**Requirements:**
Give, as a bare number, the count of lines that contain the word "seaborn".

**Data segment:**
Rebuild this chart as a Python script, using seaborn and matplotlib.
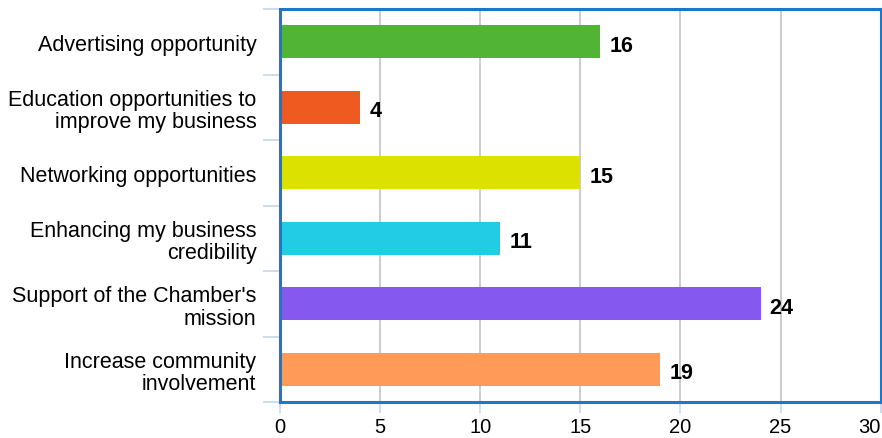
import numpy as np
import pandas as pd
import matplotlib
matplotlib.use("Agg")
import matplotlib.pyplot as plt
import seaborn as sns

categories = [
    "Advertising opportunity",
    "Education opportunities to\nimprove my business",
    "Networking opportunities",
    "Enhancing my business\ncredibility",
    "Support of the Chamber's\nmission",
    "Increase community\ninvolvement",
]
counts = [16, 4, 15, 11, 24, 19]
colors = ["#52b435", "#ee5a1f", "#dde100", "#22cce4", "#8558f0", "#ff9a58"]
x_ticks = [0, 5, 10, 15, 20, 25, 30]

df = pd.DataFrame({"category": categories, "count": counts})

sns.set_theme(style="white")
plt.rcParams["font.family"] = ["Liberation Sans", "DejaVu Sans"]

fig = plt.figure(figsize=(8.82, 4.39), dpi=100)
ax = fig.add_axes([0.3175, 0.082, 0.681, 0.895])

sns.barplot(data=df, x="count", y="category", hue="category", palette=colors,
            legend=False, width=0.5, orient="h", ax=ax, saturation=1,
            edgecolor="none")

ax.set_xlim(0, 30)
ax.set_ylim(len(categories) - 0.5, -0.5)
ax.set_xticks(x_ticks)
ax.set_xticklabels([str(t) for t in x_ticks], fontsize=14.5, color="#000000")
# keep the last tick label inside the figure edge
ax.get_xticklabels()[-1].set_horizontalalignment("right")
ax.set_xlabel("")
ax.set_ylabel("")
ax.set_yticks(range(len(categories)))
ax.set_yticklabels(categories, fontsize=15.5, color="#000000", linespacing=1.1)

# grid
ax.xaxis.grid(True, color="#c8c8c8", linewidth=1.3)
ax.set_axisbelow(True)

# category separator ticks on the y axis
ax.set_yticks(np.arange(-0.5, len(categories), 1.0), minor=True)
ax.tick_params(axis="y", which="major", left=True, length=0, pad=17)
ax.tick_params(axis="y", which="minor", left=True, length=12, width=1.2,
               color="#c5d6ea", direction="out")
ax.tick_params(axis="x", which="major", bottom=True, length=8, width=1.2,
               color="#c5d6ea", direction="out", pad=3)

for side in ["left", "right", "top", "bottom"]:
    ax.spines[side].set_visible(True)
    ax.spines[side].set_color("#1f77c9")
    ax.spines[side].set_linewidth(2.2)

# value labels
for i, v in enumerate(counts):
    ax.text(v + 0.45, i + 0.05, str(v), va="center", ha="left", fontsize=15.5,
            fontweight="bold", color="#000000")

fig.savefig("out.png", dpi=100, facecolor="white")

**Expected answer:**
2